Resolution on Diversion of Low-Level Drug Possession Offenders
ALEC strongly believes that the use of illegal drugs is highly damaging to individuals, families, and communities. We also recognize that many of those arrested for possessing small amounts of drugs are struggling with addiction and that prison is often an ineffective intervention, which is also extremely costly to taxpayers. Accordingly, ALEC urges states to adopt policies that promote the diversion of low-level drug possession offenders from prison and into alternatives such as drug courts and drug treatment programs required as a condition of probation.

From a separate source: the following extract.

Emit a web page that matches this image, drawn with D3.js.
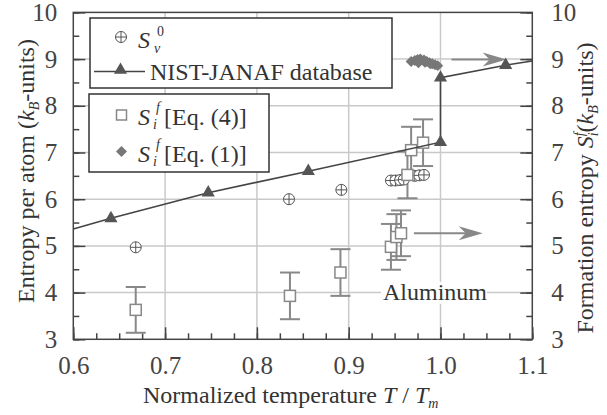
<!DOCTYPE html>
<html><head><meta charset="utf-8">
<script src="https://cdn.jsdelivr.net/npm/d3@7"></script>
<style>
svg text, svg tspan { font-family: Tinos, 'Liberation Serif', 'Times New Roman', FreeSerif, monospace; }
</style>
</head><body style="margin:0;background:#fff"><svg id="c" width="607" height="415" style="display:block"></svg>
<script>
// ---- data ----
const xTicks = [0.6, 0.7, 0.8, 0.9, 1.0, 1.1];
const xTickLabels = ["0.6", "0.7", "0.8", "0.9", "1.0", "1.1"];
const yTicks = [3, 4, 5, 6, 7, 8, 9, 10];
const nistT = [0.6, 0.641, 0.747, 0.856, 1.0, 1.0, 1.071, 1.1];
const nistS = [5.36, 5.59, 6.14, 6.60, 7.22, 8.60, 8.87, 8.96];
const nistMarked = [false, true, true, true, true, true, true, false];
const sv0T = [0.668, 0.835, 0.892, 0.946, 0.951, 0.956, 0.960, 0.972, 0.977, 0.982];
const sv0S = [4.97, 6.00, 6.20, 6.40, 6.40, 6.41, 6.42, 6.50, 6.51, 6.52];
const eq4T = [0.668, 0.836, 0.891, 0.946, 0.952, 0.957, 0.964, 0.968, 0.981];
const eq4S = [3.63, 3.93, 4.43, 4.98, 5.19, 5.27, 6.52, 7.05, 7.21];
const eq4Err = [0.49, 0.50, 0.50, 0.49, 0.49, 0.49, 0.50, 0.50, 0.50];
const eq1T = [0.968, 0.972, 0.975, 0.978, 0.982, 0.985, 0.988, 0.991, 0.994, 0.997, 0.976, 0.983, 0.989];
const eq1S = [8.95, 8.97, 8.99, 9.00, 8.98, 8.95, 8.92, 8.90, 8.88, 8.86, 8.92, 8.93, 8.90];
const arrowFromT = [1.012, 0.971];
const arrowToT = [1.072, 1.046];
const arrowS = [8.99, 5.27];

// ---- layout ----
const FONT = "Tinos, 'Liberation Serif', 'Times New Roman', FreeSerif, monospace";
const svg = d3.select("#c");
const L = 73.3, R = 532.3, T = 12.4, B = 339.3;
const x = d3.scaleLinear().domain([0.6, 1.1]).range([L, R]);
const y = d3.scaleLinear().domain([3, 10]).range([B, T]);
const axisCol = "#444", gridCol = "#c9c9c9";
function txt(sel, size) {
  return sel.append("text").style("font-family", FONT).style("font-size", size + "px").attr("fill", "#333");
}

// grid
const g = svg.append("g");
g.selectAll(".gx").data(xTicks.slice(1, -1)).join("line")
  .attr("x1", d => x(d)).attr("x2", d => x(d)).attr("y1", T).attr("y2", B)
  .attr("stroke", gridCol).attr("stroke-width", 1.5);
g.selectAll(".gy").data(yTicks.slice(1, -1)).join("line")
  .attr("y1", d => y(d)).attr("y2", d => y(d)).attr("x1", L).attr("x2", R)
  .attr("stroke", gridCol).attr("stroke-width", 1.5);

// axes
function styleAxis(sel) {
  sel.attr("font-family", null).attr("font-size", null);
  sel.select(".domain").remove();
  sel.selectAll("line").attr("stroke", axisCol).attr("stroke-width", 1.5);
  sel.selectAll("text").style("font-family", FONT).style("font-size", "25px").attr("fill", "#444");
}
const xMinor = d3.range(0.6, 1.1001, 0.025);
const yMinor = d3.range(3, 10.001, 0.5);
svg.append("g").attr("transform", `translate(0,${B})`)
  .call(d3.axisBottom(x).tickValues(xMinor).tickSize(-6).tickFormat(""))
  .call(styleAxis);
svg.append("g").attr("transform", `translate(0,${B})`)
  .call(d3.axisBottom(x).tickValues(xTicks).tickSize(-12).tickPadding(17)
    .tickFormat((d, i) => xTickLabels[i]))
  .call(styleAxis);
svg.append("g").attr("transform", `translate(${L},0)`)
  .call(d3.axisLeft(y).tickValues(yMinor).tickSize(-6).tickFormat(""))
  .call(styleAxis);
svg.append("g").attr("transform", `translate(${L},0)`)
  .call(d3.axisLeft(y).tickValues(yTicks).tickSize(-12).tickPadding(16).tickFormat(d3.format("d")))
  .call(styleAxis);
svg.append("g").attr("transform", `translate(${R},0)`)
  .call(d3.axisRight(y).tickValues(yMinor).tickSize(-6).tickFormat(""))
  .call(styleAxis);
svg.append("g").attr("transform", `translate(${R},0)`)
  .call(d3.axisRight(y).tickValues(yTicks).tickSize(-12).tickPadding(19).tickFormat(d3.format("d")))
  .call(styleAxis);

// frame
svg.append("rect").attr("x", L).attr("y", T).attr("width", R - L).attr("height", B - T)
  .attr("fill", "none").attr("stroke", axisCol).attr("stroke-width", 1.5);

// Aluminum label
const alX = 383, alY = 300;
svg.append("rect").attr("x", alX - 2).attr("y", alY - 18).attr("width", 106).attr("height", 22).attr("fill", "#fff");
txt(svg, 24).attr("x", alX).attr("y", alY).text("Aluminum");

// arrows
function arrow(x1, x2, yy) {
  svg.append("line").attr("x1", x1).attr("x2", x2 - 6).attr("y1", yy).attr("y2", yy)
    .attr("stroke", "#888").attr("stroke-width", 2);
  svg.append("path").attr("d", `M${x2},${yy} L${x2 - 24},${yy - 7} L${x2 - 17},${yy} L${x2 - 24},${yy + 7} Z`)
    .attr("fill", "#888");
}
arrowS.forEach((s, i) => arrow(x(arrowFromT[i]), x(arrowToT[i]), y(s)));

// Eq.4 error bars and squares
const eq4 = eq4T.map((t, i) => ({ t, s: eq4S[i], e: eq4Err[i] }));
const eb = svg.append("g").attr("stroke", "#888").attr("stroke-width", 2);
eq4.forEach(d => {
  eb.append("line").attr("x1", x(d.t)).attr("x2", x(d.t)).attr("y1", y(d.s - d.e)).attr("y2", y(d.s + d.e));
  [d.s - d.e, d.s + d.e].forEach(v => eb.append("line").attr("x1", x(d.t) - 10).attr("x2", x(d.t) + 10)
    .attr("y1", y(v)).attr("y2", y(v)));
});

// Sv0 circled plus
const sv0 = sv0T.map((t, i) => ({ t, s: sv0S[i] }));
function oplus(sel, cx, cy) {
  const gg = sel.append("g").attr("transform", `translate(${cx},${cy})`)
    .attr("stroke", "#555").attr("stroke-width", 1).attr("fill", "none");
  gg.append("circle").attr("r", 5.5).attr("fill", "#fff");
  gg.append("line").attr("x1", -5.5).attr("x2", 5.5);
  gg.append("line").attr("y1", -5.5).attr("y2", 5.5);
}
sv0.forEach(d => oplus(svg, x(d.t), y(d.s)));

eq4.forEach(d => svg.append("rect").attr("x", x(d.t) - 5.5).attr("y", y(d.s) - 5.5)
  .attr("width", 11).attr("height", 11).attr("fill", "#fff").attr("stroke", "#888").attr("stroke-width", 1.5));

// NIST line
const nist = nistT.map((t, i) => ({ t, s: nistS[i], m: nistMarked[i] }));
svg.append("path").datum(nist)
  .attr("d", d3.line().x(d => x(d.t)).y(d => y(d.s)))
  .attr("fill", "none").attr("stroke", "#444").attr("stroke-width", 1.6);
const tri = d3.symbol().type(d3.symbolTriangle).size(75);
svg.selectAll(".tri").data(nist.filter(d => d.m)).join("path")
  .attr("d", tri).attr("transform", d => `translate(${x(d.t)},${y(d.s)})`).attr("fill", "#555");

// Eq.1 diamonds (rotated squares)
const dia = d3.symbol().type(d3.symbolSquare).size(60);
svg.selectAll(".dia").data(eq1T.map((t, i) => ({ t, s: eq1S[i] }))).join("path")
  .attr("d", dia).attr("transform", d => `translate(${x(d.t)},${y(d.s)}) rotate(45)`).attr("fill", "#777");

// Legend 1
svg.append("rect").attr("x", 90).attr("y", 18).attr("width", 302).attr("height", 70)
  .attr("fill", "#fff").attr("stroke", "#333").attr("stroke-width", 1.5);
oplus(svg, 121, 37);
txt(svg, 24).attr("x", 138).attr("y", 48).style("font-style", "italic").text("S");
txt(svg, 14).attr("x", 157).attr("y", 36).text("0");
txt(svg, 14).attr("x", 154).attr("y", 53).style("font-style", "italic").text("v");
svg.append("line").attr("x1", 94).attr("x2", 145).attr("y1", 71.5).attr("y2", 71.5).attr("stroke", "#444").attr("stroke-width", 1.6);
svg.append("path").attr("d", tri).attr("transform", "translate(120.5,70)").attr("fill", "#555");
txt(svg, 24).attr("x", 150).attr("y", 80).text("NIST-JANAF database");

// Legend 2
svg.append("rect").attr("x", 89).attr("y", 94).attr("width", 180).attr("height", 78)
  .attr("fill", "#fff").attr("stroke", "#333").attr("stroke-width", 1.5);
svg.append("rect").attr("x", 116.5).attr("y", 110).attr("width", 10).attr("height", 10)
  .attr("fill", "#fff").attr("stroke", "#888").attr("stroke-width", 1.5);
svg.append("path").attr("d", dia).attr("transform", "translate(121.5,151.5) rotate(45)").attr("fill", "#777");
[["[Eq. (4)]", 125], ["[Eq. (1)]", 162]].forEach(([lab, by]) => {
  txt(svg, 24).attr("x", 138).attr("y", by).style("font-style", "italic").text("S");
  txt(svg, 14).attr("x", 156).attr("y", by - 13).style("font-style", "italic").text("f");
  txt(svg, 14).attr("x", 153).attr("y", by + 4).style("font-style", "italic").text("i");
  txt(svg, 24).attr("x", 164).attr("y", by).text(lab);
});

// Axis titles
const xl = txt(svg, 24).attr("x", 143).attr("y", 403);
xl.append("tspan").text("Normalized temperature ");
xl.append("tspan").style("font-style", "italic").text("T");
xl.append("tspan").text(" / ");
xl.append("tspan").style("font-style", "italic").text("T");
xl.append("tspan").style("font-size", "14px").style("font-style", "italic").attr("dy", 5).text("m");

const yl = txt(svg, 24).attr("transform", "translate(34,171) rotate(-90)").attr("text-anchor", "middle");
yl.append("tspan").text("Entropy per atom (");
yl.append("tspan").style("font-style", "italic").text("k");
yl.append("tspan").style("font-size", "14px").style("font-style", "italic").attr("dy", 5).text("B");
yl.append("tspan").attr("dy", -5).text("-units)");

const yr = txt(svg, 24).attr("transform", "translate(593,188) rotate(-90)").attr("text-anchor", "middle");
yr.append("tspan").text("Formation entropy ");
yr.append("tspan").style("font-style", "italic").text("S");
yr.append("tspan").style("font-size", "14px").style("font-style", "italic").attr("dy", -9).text("f");
yr.append("tspan").style("font-size", "14px").style("font-style", "italic").attr("dx", -4).attr("dy", 14).text("i");
yr.append("tspan").attr("dy", -5).text("(");
yr.append("tspan").style("font-style", "italic").text("k");
yr.append("tspan").style("font-size", "14px").style("font-style", "italic").attr("dy", 5).text("B");
yr.append("tspan").attr("dy", -5).text("-units)");
</script></body></html>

WHEREAS, approximately 100,000 inmates are confined in state prisons for drug possession offenses at an average cost of more than $20,000 per year; and,
WHEREAS, many prisons lack drug treatment programs and time served for low-level drug possession offenses is often as short as six months meaning that prisons too often become revolving doors; and,
WHEREAS, drug courts and mandatory treatment as a condition of probation in a licensed non-residential or residential program have proven to be effective in reducing recidivism; and,
WHEREAS, it is important to prioritize costly prison beds for those who pose a danger to society due to their proclivity for engaging in violent and sexual offenses as well as career property criminals who repeatedly burglarize homes and businesses; and,
NOW, THEREFORE BE IT RESOLVED, that we urge states to adopt sentencing policies that divert low-level drug possession offenders, particularly those without a serious criminal history, away from prison and into drug courts and probation accompanied by mandatory treatment.
Approved by ALEC’s Justice Performance Project at the ALEC Annual Meeting on Thursday July 23, 2015 and Friday, July 24, 2015. Approved by ALEC Board of Directors on September 4, 2015.